*Task to carry out*
Leave out the pictures and retype only the lines from the opening line to the line that holds "const SQUEEZE = 'scaleX(0.85)';", both ends included.

*Data shown*
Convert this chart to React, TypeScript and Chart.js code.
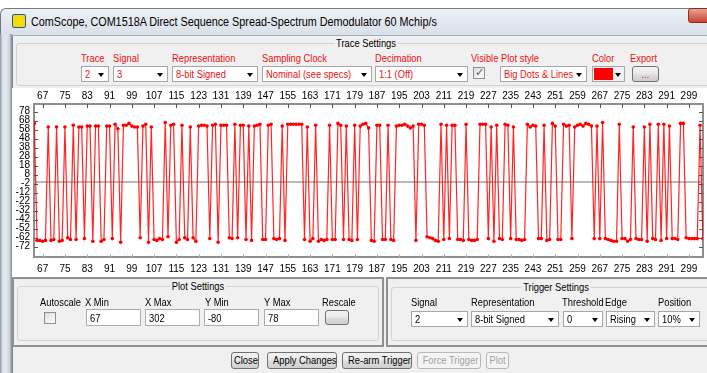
import React, { useEffect, useRef } from 'react';
import { Chart, registerables } from 'chart.js';

Chart.register(...registerables);

// ---------- data ----------
const SAMPLE_START = 64; // x of first sample
const TRACE_2_VALUES: number[] = [
  65,
  -65, -65, -66, -65, 61, -65, -64, 61, -66, -65,
  61, -62, -64, 63, -64, 61, 61, -63, 62, 62,
  -66, 62, 62, -66, -64, 62, 62, -63, 64, 59,
  -67, 63, 63, 65, 62, 61, 61, -62, 62, 64,
  -67, 61, -64, -65, -63, -64, 66, -61, 63, 64,
  -67, -64, 63, -62, -64, 61, -62, -66, 62, 63,
  63, 62, -63, 63, 64, -67, 63, 63, 63, -62,
  -63, 64, -62, 63, 63, -64, 62, -65, 62, 63,
  64, -64, -64, 63, 64, -63, -64, -63, 62, -65,
  64, 64, 64, 64, 64, 64, -64, 61, -66, -63,
  63, -66, -64, -65, -64, 63, -64, -64, 65, 63,
  -64, 62, -64, -65, 63, -64, 62, 64, 65, 60,
  -65, -66, 63, 63, -64, -64, 63, -64, -65, 62,
  63, 63, 64, 62, 60, 62, -65, 64, 64, 63,
  -61, -62, -63, -65, -66, 64, -64, 63, -63, 63,
  63, -64, -64, -65, 64, -64, -65, -65, -64, 64,
  64, 64, -63, 61, -66, 63, -63, -64, 64, 63,
  -63, 61, -64, -64, -65, -64, 64, 61, 63, 62,
  -63, -63, 63, -65, -64, 65, 62, -64, -64, 64,
  62, 63, -63, 61, 63, 64, 62, 65, 64, 62,
  -63, 62, -63, 66, -63, -64, -65, -66, -66, 64,
  -63, -63, -66, -64, 61, -63, -64, -64, 61, -66,
  64, -63, -64, 64, -65, 64, -63, 62, -63, -63,
  -64, 65, 65, -62, -63, -63, -63, -63, 63, -63,
];
const X_TICKS = [67, 75, 83, 91, 99, 107, 115, 123, 131, 139, 147, 155, 163, 171, 179, 187, 195, 203, 211, 219, 227, 235, 243, 251, 259, 267, 275, 283, 291, 299];
const Y_TICKS = [78, 68, 58, 48, 38, 28, 18, 8, -2, -12, -22, -32, -42, -52, -62, -72];
const X_MIN = 63.89;
const X_MAX = 304.05;
const Y_MIN = -83.44;
const Y_MAX = 86.56;

const UI_FONT = "'Liberation Sans',Arial,sans-serif";
const SQUEEZE = 'scaleX(0.85)';

// ---------- chart plugin: inward tick marks + zero line ----------
const innerTicks = {
  id: 'innerTicks',
  beforeDatasetsDraw(chart: any) {
    const { ctx, chartArea: a, scales } = chart;
    ctx.save();
    const y0 = Math.round(scales.y.getPixelForValue(0));
    ctx.strokeStyle = '#b9b9b9';
    ctx.lineWidth = 2;
    ctx.beginPath();
    ctx.moveTo(a.left, y0);
    ctx.lineTo(a.right, y0);
    ctx.stroke();
    ctx.lineWidth = 1;
    ctx.strokeStyle = '#555';
    ctx.beginPath();
    X_TICKS.forEach((v) => {
      const x = Math.round(scales.x.getPixelForValue(v)) + 0.5;
      ctx.moveTo(x, a.top);
      ctx.lineTo(x, a.top + 4);
    });
    Y_TICKS.forEach((v) => {
      const y = Math.round(scales.y.getPixelForValue(v)) + 0.5;
      ctx.moveTo(a.left, y);
      ctx.lineTo(a.left + 4, y);
      ctx.moveTo(a.right, y);
      ctx.lineTo(a.right - 4, y);
    });
    ctx.stroke();
    ctx.strokeStyle = '#bbb';
    ctx.beginPath();
    X_TICKS.forEach((v) => {
      const x = Math.round(scales.x.getPixelForValue(v)) + 0.5;
      ctx.moveTo(x, a.bottom);
      ctx.lineTo(x, a.bottom - 3);
    });
    ctx.stroke();
    ctx.restore();
  },
};

const tickFont = { family: UI_FONT, size: 10 };
const axisBorder = { display: true, color: '#8f8f8f', width: 2 };
const noGrid = { display: false, drawTicks: false, tickLength: 0 };

function TraceChart() {
  const ref = useRef<HTMLCanvasElement>(null);
  useEffect(() => {
    if (!ref.current) return;
    const chart = new Chart(ref.current, {
      type: 'line',
      data: {
        datasets: [
          {
            label: 'Trace 2',
            data: TRACE_2_VALUES.map((v, i) => ({ x: SAMPLE_START + i, y: v })),
            borderColor: 'rgba(255,0,0,0.85)',
            borderWidth: 1.2,
            pointRadius: 1.8,
            pointBackgroundColor: '#ff0000',
            pointBorderWidth: 0,
            tension: 0,
            xAxisID: 'x',
            yAxisID: 'y',
          },
        ],
      },
      options: {
        responsive: false,
        animation: false,
        devicePixelRatio: 1,
        layout: { padding: 0 },
        plugins: { legend: { display: false }, tooltip: { enabled: false } },
        scales: {
          x: {
            type: 'linear',
            position: 'bottom',
            min: X_MIN,
            max: X_MAX,
            afterBuildTicks: (s: any) => { s.ticks = X_TICKS.map((v) => ({ value: v })); },
            afterFit: (s: any) => { s.height = 21; },
            grid: noGrid,
            border: axisBorder,
            ticks: { color: '#000', font: tickFont, padding: 6, maxRotation: 0, autoSkip: false },
          },
          xTop: {
            type: 'linear',
            position: 'top',
            min: X_MIN,
            max: X_MAX,
            afterBuildTicks: (s: any) => { s.ticks = X_TICKS.map((v) => ({ value: v })); },
            afterFit: (s: any) => { s.height = 16; },
            grid: noGrid,
            border: axisBorder,
            ticks: { color: '#000', font: tickFont, padding: 2, maxRotation: 0, autoSkip: false },
          },
          y: {
            type: 'linear',
            position: 'left',
            min: Y_MIN,
            max: Y_MAX,
            afterBuildTicks: (s: any) => { s.ticks = Y_TICKS.map((v) => ({ value: v })); },
            afterFit: (s: any) => { s.width = 22; },
            grid: noGrid,
            border: axisBorder,
            ticks: { color: '#000', font: tickFont, padding: 4, autoSkip: false },
          },
          yRight: {
            type: 'linear',
            position: 'right',
            min: Y_MIN,
            max: Y_MAX,
            afterFit: (s: any) => { s.width = 2; },
            grid: noGrid,
            border: axisBorder,
            ticks: { display: false },
          },
        },
      },
      plugins: [innerTicks],
    } as any);
    return () => chart.destroy();
  }, []);
  return (
    <canvas
      ref={ref}
      width={695}
      height={190}
      style={{ position: 'absolute', left: 12, top: 88, width: 695, height: 190, background: '#fff' }}
    />
  );
}

// ---------- UI pieces ----------
const abs = (x: number, y: number, w?: number, h?: number): React.CSSProperties => ({
  position: 'absolute', left: x, top: y, width: w, height: h, boxSizing: 'border-box',
});

function Label({ x, y, text, color = '#000', size = 11 }: any) {
  return (
    <div style={{ ...abs(x, y), fontSize: size, lineHeight: '13px', color, whiteSpace: 'nowrap', transform: SQUEEZE, transformOrigin: '0 0' }}>{text}</div>
  );
}

function Arrow({ x, y }: any) {
  return (
    <div style={{ position: 'absolute', left: x, top: y, width: 0, height: 0,
      borderLeft: '3.5px solid transparent', borderRight: '3.5px solid transparent', borderTop: '4px solid #000' }} />
  );
}

function Combo({ x, y, w, h = 16, text, color = '#000' }: any) {
  return (
    <div style={{ ...abs(x, y, w, h), border: '1px solid #a3a8ae', background: '#fff' }}>
      <div style={{ position: 'absolute', left: 3, top: 0, fontSize: 11, lineHeight: '14px', color, whiteSpace: 'nowrap', transform: SQUEEZE, transformOrigin: '0 0' }}>{text}</div>
      <Arrow x={w - 12} y={h / 2 - 2} />
    </div>
  );
}

function Input({ x, y, w, h = 17, text }: any) {
  return (
    <div style={{ ...abs(x, y, w, h), border: '1px solid #abadb3', background: '#fff' }}>
      <div style={{ position: 'absolute', left: 3, top: 1, fontSize: 11, lineHeight: '14px', transform: SQUEEZE, transformOrigin: '0 0' }}>{text}</div>
    </div>
  );
}

function Button({ x, y, w, h = 16, text = '', disabled = false, color = '#000' }: any) {
  return (
    <div style={{ ...abs(x, y, w, h), border: `1px solid ${disabled ? '#b5b8bb' : '#707070'}`, borderRadius: 3,
      background: disabled ? '#f4f4f4' : 'linear-gradient(#f3f3f3,#ebebeb 45%,#dddddd 55%,#cfcfcf)' }}>
      <div style={{ position: 'absolute', left: 0, right: 0, top: 0, textAlign: 'center', fontSize: 11, lineHeight: `${h - 2}px`,
        color: disabled ? '#a0a0a0' : color, whiteSpace: 'nowrap', transform: SQUEEZE }}>{text}</div>
    </div>
  );
}

function GroupBox({ x, y, w, h, title }: any) {
  return (
    <div style={{ ...abs(x, y, w, h), border: '1px solid #cdd3d8', borderRadius: 3 }}>
      <div style={{ position: 'absolute', left: '50%', top: -7, transform: `translateX(-50%) ${SQUEEZE}`, background: '#f0f0f0',
        padding: '0 2px', fontSize: 11, lineHeight: '13px', whiteSpace: 'nowrap' }}>{title}</div>
    </div>
  );
}

function CheckBox({ x, y, checked }: any) {
  return (
    <div style={{ ...abs(x, y, 12, 12), border: '1px solid #8f8f8f', background: 'linear-gradient(135deg,#dcdcdc,#fff)' }}>
      {checked ? (
        <div style={{ position: 'absolute', left: 1, top: -2, fontSize: 11, color: '#3d5f99', fontFamily: 'DejaVu Sans' }}>✓</div>
      ) : null}
    </div>
  );
}

const RED = '#ee1111';

export default function App() {
  return (
    <div style={{ position: 'fixed', left: 0, top: 0, width: 707, height: 373, overflow: 'hidden', background: '#fff', fontFamily: UI_FONT }}>
      {/* window frame */}
      <div style={{ ...abs(0, 8, 760, 27), background: 'linear-gradient(#eef1f5,#d9e0e8)', borderTop: '1px solid #6f7a86', borderLeft: '1px solid #6f7a86', borderTopLeftRadius: 6 }} />
      <div style={{ ...abs(0, 34, 12, 340), background: 'linear-gradient(90deg,#8a949e,#d9e0e8 20%,#e6ebf0 50%,#c9d1da 80%,#7d8792)' }} />
      <div style={{ ...abs(12, 14, 14, 14), background: '#f4dc00', border: '1px solid #2a55a8', borderRadius: 2 }} />
      <div style={{ ...abs(31, 15), fontSize: 12, lineHeight: '14px', color: '#000', whiteSpace: 'nowrap', transform: 'scaleX(0.9)', transformOrigin: '0 0' }}>
        ComScope, COM1518A Direct Sequence Spread-Spectrum Demodulator 60 Mchip/s
      </div>
      <div style={{ ...abs(688, 8, 30, 15), background: 'linear-gradient(#e9a595,#c84331)', border: '1px solid #8a2a20', borderRadius: 3 }} />

      {/* content */}
      <div style={{ ...abs(12, 35, 700, 340), background: '#f0f0f0', borderTop: '1px solid #a7adb3', borderLeft: '1px solid #7f8790' }} />

      {/* Trace settings */}
      <GroupBox x={16} y={43} w={700} h={43} title="Trace Settings" />
      <Label x={81} y={52} text="Trace" color={RED} />
      <Label x={113} y={52} text="Signal" color={RED} />
      <Label x={172} y={52} text="Representation" color={RED} />
      <Label x={262} y={52} text="Sampling Clock" color={RED} />
      <Label x={375} y={52} text="Decimation" color={RED} />
      <Label x={471} y={52} text="Visible" color={RED} />
      <Label x={501} y={52} text="Plot style" color={RED} />
      <Label x={592} y={52} text="Color" color={RED} />
      <Label x={630} y={52} text="Export" color={RED} />
      <Combo x={81} y={66} w={28} text="2" color={RED} />
      <Combo x={113} y={66} w={55} text="3" color={RED} />
      <Combo x={172} y={66} w={86} text="8-bit Signed" color={RED} />
      <Combo x={262} y={66} w={110} text="Nominal (see specs)" color={RED} />
      <Combo x={375} y={66} w={93} text="1:1 (Off)" color={RED} />
      <CheckBox x={473} y={67} checked />
      <Combo x={500} y={66} w={87} text="Big Dots & Lines" color={RED} />
      <div style={{ ...abs(592, 66, 33, 16), border: '1px solid #a3a8ae', background: '#f0f0f0' }}>
        <div style={{ ...abs(1, 1, 19, 12), background: '#ff0000' }} />
        <Arrow x={22} y={6} />
      </div>
      <Button x={632} y={66} w={27} h={16} text="..." color={RED} />

      {/* chart */}
      <TraceChart />

      {/* Plot settings */}
      <div style={{ ...abs(12, 277, 372, 70), border: '2px solid #8d9196' }} />
      <GroupBox x={17} y={286} w={362} h={55} title="Plot Settings" />
      <Label x={40} y={296} text="Autoscale" />
      <CheckBox x={44} y={312} />
      <Label x={85} y={296} text="X Min" />
      <Input x={86} y={309} w={55} text="67" />
      <Label x={145} y={296} text="X Max" />
      <Input x={145} y={309} w={55} text="302" />
      <Label x={205} y={296} text="Y Min" />
      <Input x={204} y={309} w={55} text="-80" />
      <Label x={264} y={296} text="Y Max" />
      <Input x={264} y={309} w={55} text="78" />
      <Label x={322} y={296} text="Rescale" />
      <Button x={325} y={310} w={24} h={15} />

      {/* Trigger settings */}
      <div style={{ ...abs(386, 277, 340, 70), border: '2px solid #8d9196' }} />
      <GroupBox x={391} y={287} w={330} h={54} title="Trigger Settings" />
      <Label x={411} y={296} text="Signal" />
      <Combo x={411} y={311} w={57} text="2" />
      <Label x={471} y={296} text="Representation" />
      <Combo x={471} y={311} w={88} text="8-bit Signed" />
      <Label x={562} y={296} text="Threshold" />
      <Combo x={563} y={311} w={40} text="0" />
      <Label x={605} y={296} text="Edge" />
      <Combo x={606} y={311} w={49} text="Rising" />
      <Label x={658} y={296} text="Position" />
      <Combo x={658} y={311} w={42} text="10%" />

      {/* bottom buttons */}
      <Button x={231} y={352} w={28} h={17} text="Close" />
      <Button x={267} y={352} w={70} h={17} text="Apply Changes" />
      <Button x={342} y={352} w={70} h={17} text="Re-arm Trigger" />
      <Button x={417} y={352} w={64} h={17} text="Force Trigger" disabled />
      <Button x={486} y={352} w={23} h={17} text="Plot" disabled />
    </div>
  );
}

*Exercise answer*
Convert this chart to React, TypeScript and Chart.js code.
import React, { useEffect, useRef } from 'react';
import { Chart, registerables } from 'chart.js';

Chart.register(...registerables);

// ---------- data ----------
const SAMPLE_START = 64; // x of first sample
const TRACE_2_VALUES: number[] = [
  65,
  -65, -65, -66, -65, 61, -65, -64, 61, -66, -65,
  61, -62, -64, 63, -64, 61, 61, -63, 62, 62,
  -66, 62, 62, -66, -64, 62, 62, -63, 64, 59,
  -67, 63, 63, 65, 62, 61, 61, -62, 62, 64,
  -67, 61, -64, -65, -63, -64, 66, -61, 63, 64,
  -67, -64, 63, -62, -64, 61, -62, -66, 62, 63,
  63, 62, -63, 63, 64, -67, 63, 63, 63, -62,
  -63, 64, -62, 63, 63, -64, 62, -65, 62, 63,
  64, -64, -64, 63, 64, -63, -64, -63, 62, -65,
  64, 64, 64, 64, 64, 64, -64, 61, -66, -63,
  63, -66, -64, -65, -64, 63, -64, -64, 65, 63,
  -64, 62, -64, -65, 63, -64, 62, 64, 65, 60,
  -65, -66, 63, 63, -64, -64, 63, -64, -65, 62,
  63, 63, 64, 62, 60, 62, -65, 64, 64, 63,
  -61, -62, -63, -65, -66, 64, -64, 63, -63, 63,
  63, -64, -64, -65, 64, -64, -65, -65, -64, 64,
  64, 64, -63, 61, -66, 63, -63, -64, 64, 63,
  -63, 61, -64, -64, -65, -64, 64, 61, 63, 62,
  -63, -63, 63, -65, -64, 65, 62, -64, -64, 64,
  62, 63, -63, 61, 63, 64, 62, 65, 64, 62,
  -63, 62, -63, 66, -63, -64, -65, -66, -66, 64,
  -63, -63, -66, -64, 61, -63, -64, -64, 61, -66,
  64, -63, -64, 64, -65, 64, -63, 62, -63, -63,
  -64, 65, 65, -62, -63, -63, -63, -63, 63, -63,
];
const X_TICKS = [67, 75, 83, 91, 99, 107, 115, 123, 131, 139, 147, 155, 163, 171, 179, 187, 195, 203, 211, 219, 227, 235, 243, 251, 259, 267, 275, 283, 291, 299];
const Y_TICKS = [78, 68, 58, 48, 38, 28, 18, 8, -2, -12, -22, -32, -42, -52, -62, -72];
const X_MIN = 63.89;
const X_MAX = 304.05;
const Y_MIN = -83.44;
const Y_MAX = 86.56;

const UI_FONT = "'Liberation Sans',Arial,sans-serif";
const SQUEEZE = 'scaleX(0.85)';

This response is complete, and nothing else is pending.